そして、心おきなくOFFの時間へ切り替えだ。そこにはもう、以前自分を覆っていた不快感はない。
そして、もうひとつ気づいたことがある。
連絡してきてくれる相手も、それがイレギュラーであることをちゃんと踏まえて、コンパクトに手短にという配慮をしてくれている。頭っから不快感でとらえていた頃には、相手の気遣いにすら気づいていなかったのだ。そんな自分の未熟さに一人赤面する。
決めつけからの解放
思い込みや決めつけ。それは、常識とか価値観とか、ポリシーといった、一見美しいものをまとっていることが多い。「しかし、実はどうだろうか?」と問うことが大事だ。そのせいで不快感でいっぱいになり、苦しんでいる自分がいるのなら、その美しい信念とやらは幸福なものではないのかもしれない。
少なくとも私の場合はそうだった。
ストレスやフラストレーションの原因は、意外と自分の中の「決めつけ」のせいかもしれない。

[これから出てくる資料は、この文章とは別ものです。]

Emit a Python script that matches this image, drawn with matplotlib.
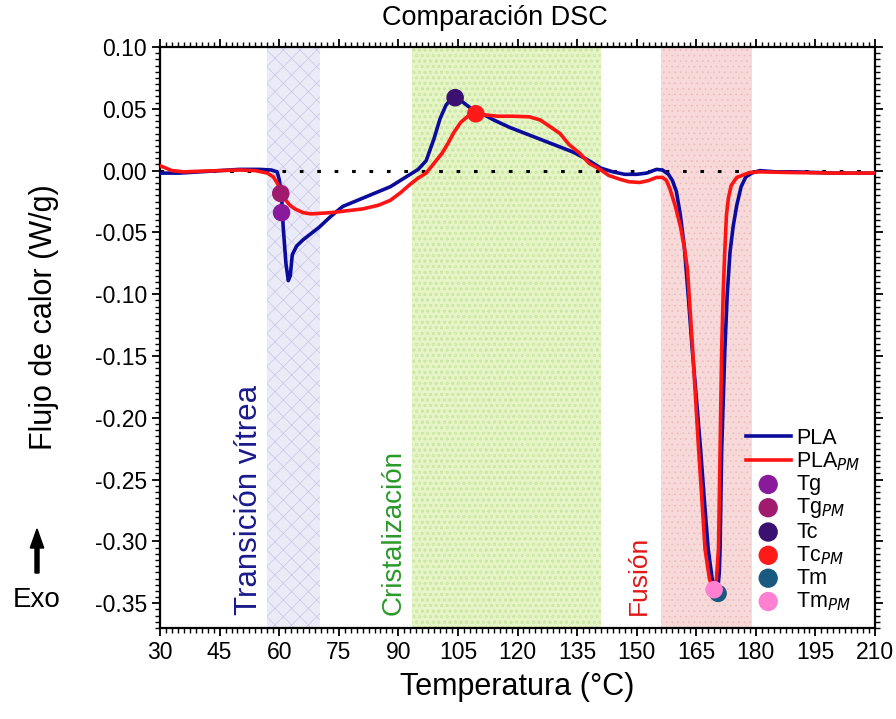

自分を変えるのは簡単なことではない。何十年も生きてきていればなおさらである。ただ、変えないことで苦しい思いをしているのなら、一度自己点検してみるのは有効だ。
どんなに性能のよい機械だって、点検は重要だし、劣化した部品が見つかれば交換する。それによって、パフォーマンス高い仕事を繰り出せるのだ。
もし、その劣化した部品が、自分が長い間拠り所としてきた思考の支えの部分だとしたら、「ハイ、交換」とは簡単にはいかないだろう。でも、その部品を使い続けることで性能の良い機械が壊れてしまうことにもなりかねないのだ。
それならば、とてもお世話になったその部品に丁寧にお別れをしよう。これまで長く自分を支えてくれたことへの感謝と、その上で新しく成長していく自分への期待を込めて。